Andrew Weil's Anti-Inflammatory Diet
What the Experts Say About Dr. Weil's Diet
Nutrition experts support Weil's diet as a common-sense approach that is based on well-accepted nutritional principles. His plan is a healthy one, the experts agree, because in general people who eat similar diets tend to be healthier than those who don't. "There is a vast amount of scientific evidence that shows that vegetarian diets with small amounts of animal products are the healthiest diets for lowering mortality from heart disease and cancer, and indeed, all causes," says Michael Janson, MD, past president of the American Preventive Medical Association and the author of Dr. Janson's New Vitamin Revolution.

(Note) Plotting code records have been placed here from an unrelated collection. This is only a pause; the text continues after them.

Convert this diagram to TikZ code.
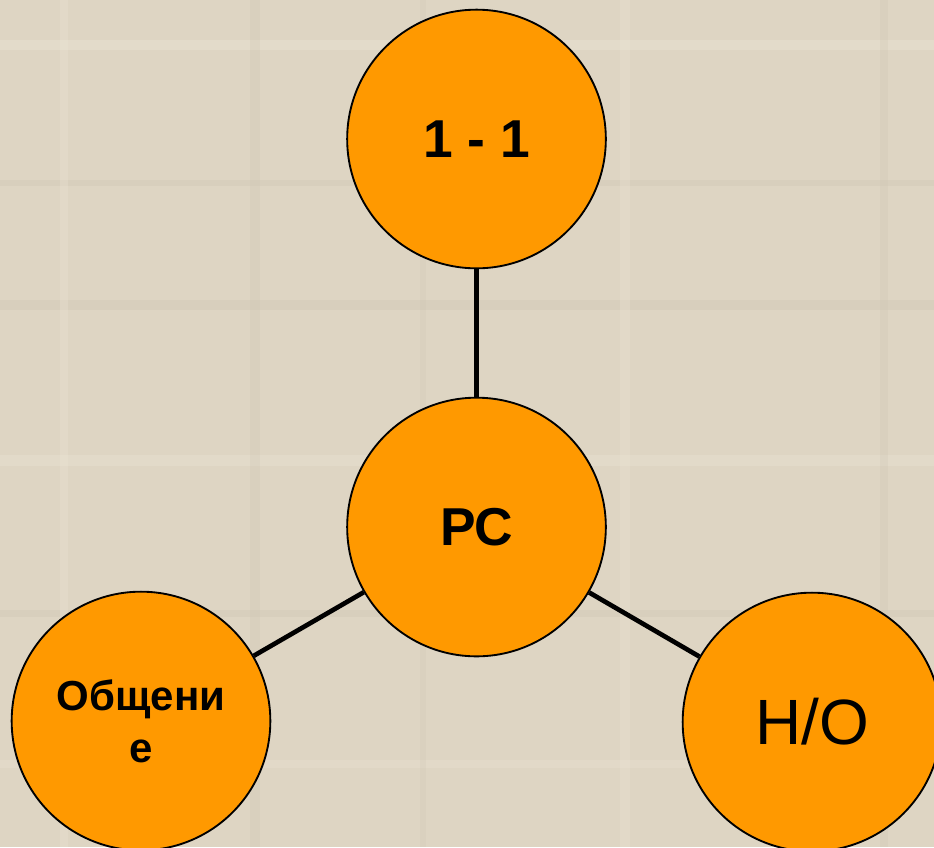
\documentclass[tikz,border=0pt]{standalone}
\usepackage{fontspec}
\setmainfont{Liberation Sans}
\usetikzlibrary{positioning}
\definecolor{paper}{RGB}{222,213,195}
\definecolor{paperdark}{RGB}{205,196,178}
\definecolor{paperlight}{RGB}{236,229,214}
\definecolor{ball}{RGB}{255,153,0}
\begin{document}
\begin{tikzpicture}[x=0.75pt,y=-0.75pt]
                \tikzstyle{ball}=[circle,draw=black,line width=1.4pt,fill=ball,minimum size=194pt,inner sep=0pt]
                \tikzstyle{link}=[black,line width=3.5pt]
                \useasboundingbox (0,0) rectangle (934,847);
                \clip (0,0) rectangle (934,847);
                \fill [paper] (0,0) rectangle (934,847);
                % texture
                \fill [paperlight,opacity=0.4] (0,40) rectangle (934,50);
                \fill [paperdark,opacity=0.3] (0,180) rectangle (934,186);
                \fill [paperdark,opacity=0.3] (0,300) rectangle (934,310);
                \fill [paperlight,opacity=0.35] (0,455) rectangle (934,466);
                \fill [paperdark,opacity=0.3] (0,610) rectangle (934,617);
                \fill [paperlight,opacity=0.3] (0,760) rectangle (934,768);
                \fill [paperdark,opacity=0.25] (250,0) rectangle (260,847);
                \fill [paperlight,opacity=0.3] (620,0) rectangle (630,847);
                \fill [paperdark,opacity=0.25] (880,0) rectangle (888,847);
                \fill [paperlight,opacity=0.3] (60,0) rectangle (68,847);
                \fill [paperdark,opacity=0.2] (420,0) rectangle (426,847);
                % circles
                \node [ball,font=\fontsize{40pt}{48pt}\selectfont\bfseries] (rc) at (476.5,527) {РС};
                \node [ball,font=\fontsize{40pt}{48pt}\selectfont\bfseries] (one) at (476.5,139) {1 - 1};
                \node [ball,align=center,font=\fontsize{31.5pt}{39pt}\selectfont\bfseries] (obsh) at (141,721) {Общени\\е};
                \node [ball,font=\fontsize{48pt}{56pt}\selectfont] (no) at (812,722) {Н/О};
                % links
                \draw [link] (rc) -- (one);
                \draw [link] (rc) -- (obsh);
                \draw [link] (rc) -- (no);
            \end{tikzpicture}
\end{document}
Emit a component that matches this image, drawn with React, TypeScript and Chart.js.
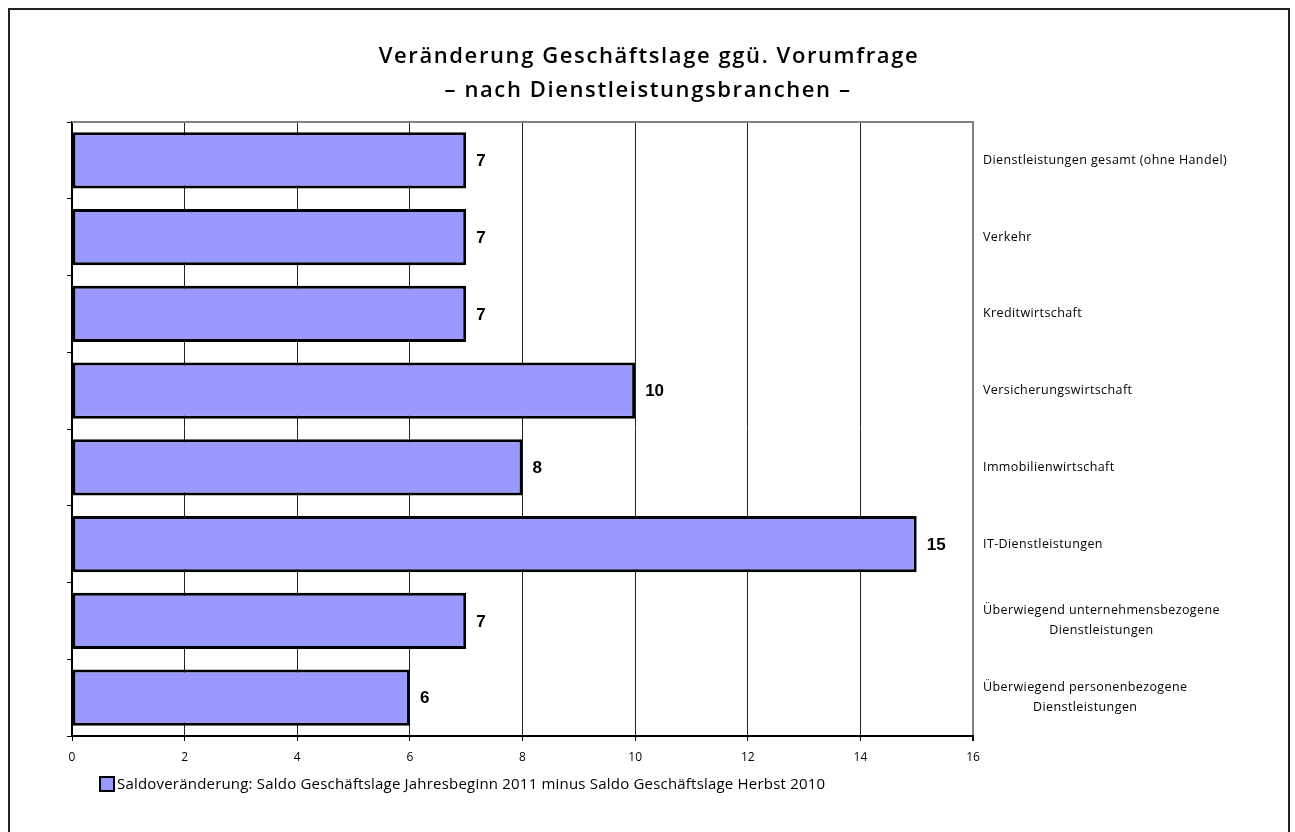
import React, { useEffect, useRef } from "react";
import { Chart, registerables } from "chart.js";

Chart.register(...registerables);

const titleLines = ["Veränderung Geschäftslage ggü. Vorumfrage", "– nach Dienstleistungsbranchen –"];
const categories: (string | string[])[] = [
  "Dienstleistungen gesamt (ohne Handel)",
  "Verkehr",
  "Kreditwirtschaft",
  "Versicherungswirtschaft",
  "Immobilienwirtschaft",
  "IT-Dienstleistungen",
  ["Überwiegend unternehmensbezogene", "Dienstleistungen"],
  ["Überwiegend personenbezogene", "Dienstleistungen"],
];
const values = [7, 7, 7, 10, 8, 15, 7, 6];
const xTickValues = [0, 2, 4, 6, 8, 10, 12, 14, 16];
const seriesLabel =
  "Saldoveränderung: Saldo Geschäftslage Jahresbeginn 2011 minus Saldo Geschäftslage Herbst 2010";

const W = 1295;
const H = 832;
const BAR_FILL = "#9999FF";

const decorPlugin = {
  id: "decor",
  beforeDraw(chart: any) {
    const ctx = chart.ctx;
    ctx.save();
    ctx.fillStyle = "#ffffff";
    ctx.fillRect(0, 0, chart.width, chart.height);
    ctx.strokeStyle = "#222";
    ctx.lineWidth = 2;
    ctx.strokeRect(9, 9, 1280, 840);
    ctx.restore();
  },
  afterDraw(chart: any) {
    const ctx = chart.ctx;
    const area = chart.chartArea;
    const yScale = chart.scales.y;
    ctx.save();
    // top border of plot
    ctx.strokeStyle = "#808080";
    ctx.lineWidth = 2;
    ctx.beginPath();
    ctx.moveTo(area.left, area.top);
    ctx.lineTo(area.right + 1, area.top);
    ctx.stroke();

    // value labels
    const meta = chart.getDatasetMeta(0);
    ctx.fillStyle = "#000";
    ctx.font = "bold 17px 'Liberation Sans', Arial, sans-serif";
    ctx.textAlign = "left";
    ctx.textBaseline = "middle";
    meta.data.forEach((el: any, i: number) => {
      ctx.fillText(String(values[i]), el.x + 10, el.y + 1);
    });

    // category labels on the right
    ctx.font = "12.5px 'Open Sans', sans-serif";
    (ctx as any).letterSpacing = "0.4px";
    ctx.fillStyle = "#000";
    const x0 = area.right + 10;
    categories.forEach((cat, i) => {
      const yc = yScale.getPixelForValue(i);
      const lines = Array.isArray(cat) ? cat : [cat];
      const lh = 20;
      const startY = yc - ((lines.length - 1) * lh) / 2;
      const w1 = ctx.measureText(lines[0]).width;
      lines.forEach((ln, j) => {
        if (j === 0) {
          ctx.textAlign = "left";
          ctx.fillText(ln, x0, startY);
        } else {
          ctx.textAlign = "center";
          ctx.fillText(ln, x0 + w1 / 2, startY + j * lh);
        }
      });
    });

    // title
    ctx.textAlign = "center";
    ctx.font = "600 22px 'Open Sans', sans-serif";
    (ctx as any).letterSpacing = "1.6px";
    ctx.fillText(titleLines[0], 649, 57);
    ctx.fillText(titleLines[1], 648, 91);

    // legend
    (ctx as any).letterSpacing = "0.2px";
    ctx.fillStyle = BAR_FILL;
    ctx.fillRect(100, 777, 14, 14);
    ctx.strokeStyle = "#000";
    ctx.lineWidth = 2;
    ctx.strokeRect(100, 777, 14, 14);
    ctx.fillStyle = "#000";
    ctx.textAlign = "left";
    ctx.font = "15px 'Open Sans', sans-serif";
    ctx.fillText(seriesLabel, 117, 785);
    (ctx as any).letterSpacing = "0px";
    ctx.restore();
  },
};

export default function App() {
  const ref = useRef<HTMLCanvasElement | null>(null);
  useEffect(() => {
    document.body.style.margin = "0";
    const canvas = ref.current;
    if (!canvas) return;
    const chart = new Chart(canvas, {
      type: "bar",
      data: {
        labels: categories.map((c) => (Array.isArray(c) ? c.join(" ") : c)),
        datasets: [
          {
            label: seriesLabel,
            data: values,
            backgroundColor: BAR_FILL,
            borderColor: "#000",
            borderWidth: 3,
            borderSkipped: false,
            barPercentage: 0.73,
            categoryPercentage: 1,
          },
        ],
      },
      options: {
        indexAxis: "y",
        animation: false,
        responsive: false,
        devicePixelRatio: 1,
        layout: { padding: { left: 62, right: 322, top: 122, bottom: 66 } },
        plugins: {
          legend: { display: false },
          title: { display: false },
          tooltip: { enabled: false },
        },
        scales: {
          x: {
            type: "linear",
            position: "bottom",
            min: 0,
            max: 16,
            afterBuildTicks: (scale: any) => {
              scale.ticks = xTickValues.map((v) => ({ value: v }));
            },
            afterFit: (scale: any) => {
              scale.height = 30;
            },
            grid: {
              color: (c: any) => (c.tick && c.tick.value === 16 ? "#808080" : "#222"),
              lineWidth: (c: any) => (c.tick && c.tick.value === 16 ? 2 : 1),
              tickColor: "#000",
              drawTicks: true,
              tickLength: 5,
            },
            border: { color: "#000", width: 2 },
            ticks: {
              color: "#000",
              padding: 9,
              font: { family: "'Open Sans', sans-serif", size: 12 },
            },
          },
          y: {
            type: "category",
            position: "left",
            afterFit: (scale: any) => {
              scale.width = 10;
            },
            grid: {
              offset: true,
              drawOnChartArea: false,
              drawTicks: true,
              tickLength: 5,
              color: "#000",
            },
            border: { color: "#000", width: 2 },
            ticks: { display: false },
          },
        },
      },
      plugins: [decorPlugin],
    } as any);
    return () => chart.destroy();
  }, []);
  return <canvas ref={ref} width={W} height={H} style={{ display: "block", width: W, height: H }} />;
}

Chris Rosenbloom, PhD, associate dean and professor of nutrition at Georgia State University in Atlanta and former Academey of Nutrition and Dietetics spokesperson (formerlyThe American Dietetic Association) also gives Weil's diet a nod of approval. She likes the overall approach he takes, blending traditional medical theory and therapies with alternative medicine. "He puts a lot of emphasis on patients' responsibility for their own health," she says, "and that is always good because you can't have somebody standing over you all the time telling you what to eat, what to do."
Food for Thought
Among the array of popular diet writers, Weil recommends a particularly holistic approach. This means that dieters must not only watch what they eat, but also consider the level of stress in their lives, the amount of exercise they do, and other factors. It is a good, practical plan for those willing to follow the guidelines. For those seeking a list of rigid do's and don'ts or easy-to-follow formulas, this plan may prove challenging. In addition, those who are used to diets high in dairy and red meat may find this diet unsatisfying.